Updated: Sep 10
It’s so tempting. Your phone pings with a notification or you get an alert on your smartwatch. You’re an experienced driver, there isn’t much traffic or you’re stopped at a red light and you can easily take a quick glance at the message. Maybe even reply to it, right? Wrong. Anything can and does happen in that instant that your eyes are not on the road.
We all know there’s a law against distracted driving. A first conviction includes a fine of up to $1,000, three demerit points and a three-day license suspension. For novice drivers (with an M1, M2, G1 or G2 class license) the suspension is 30 days.

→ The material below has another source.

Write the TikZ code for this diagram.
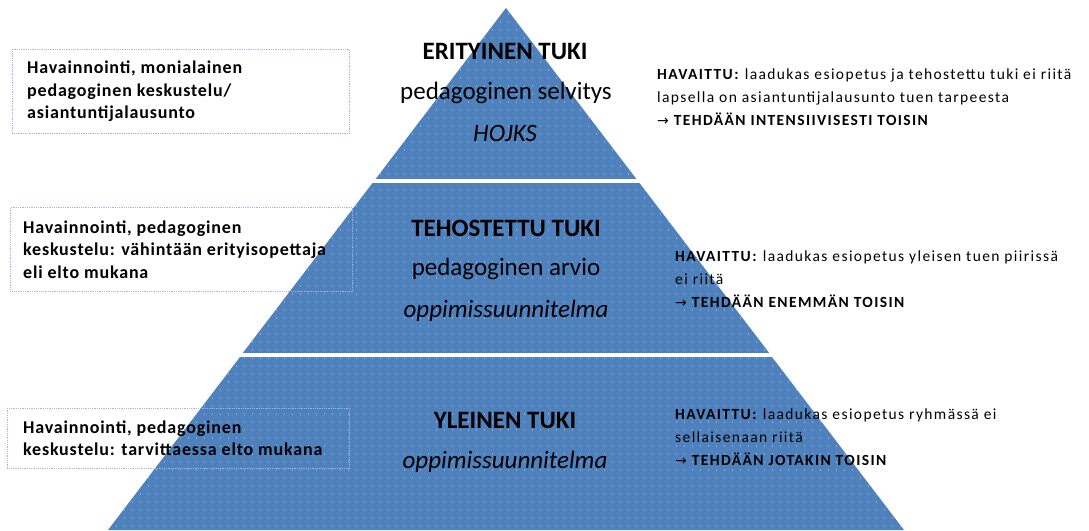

The intent of the law is to deter drivers from distractions because distractions lead to serious injuries and death. Between 2017 and 2021, there were 79 fatal or major injury collisions in Ottawa related to distracted driving. That means 79 mothers, fathers, sisters, brothers, partners or friends whose lives were forever changed or lost. For this same five-year period, 50 per cent of the distracted driving collisions involved people aged 34 and younger.
Here's a less obvious risk factor for distracted driving – according to Parachute Canada, a national charity dedicated to injury prevention, when kids see their parents and caregivers using phones while driving it increases the likelihood that the kids will text and drive when they grow up. You need to lead by example.
Your mobile device isn’t the only source of distraction. Eating or drinking and using your vehicle’s navigation or entertainment system can also divert your attention. Likewise, your most precious cargo, the children and pets onboard, can unintentionally take your attention away from driving.
Besides putting the phone out of reach, keeping both hands on the wheel and both eyes on the road, here are some other tips to help you avoid distractions:
• Many Android phones have a driving mode that locks certain apps when the feature is turned on or will automatically turn on when you’re connected to your vehicle’s Bluetooth
• Similarly, iPhones have a driving mode that silences all incoming calls and notifications; the feature also allows you to set up a reply message letting people know you’re driving
• Smartwatches are also very distracting; check your smartwatch for driving or silencing modes or just don’t use it while driving
• Some map and navigation apps also have a mode that minimizes distractions
We are all vulnerable to distracting temptations, especially our phones and smartwatches. Eliminate distractions while you’re behind the wheel and avoid the costs of a distracted driving conviction and the personal tragedy of a fatal or major injury collision.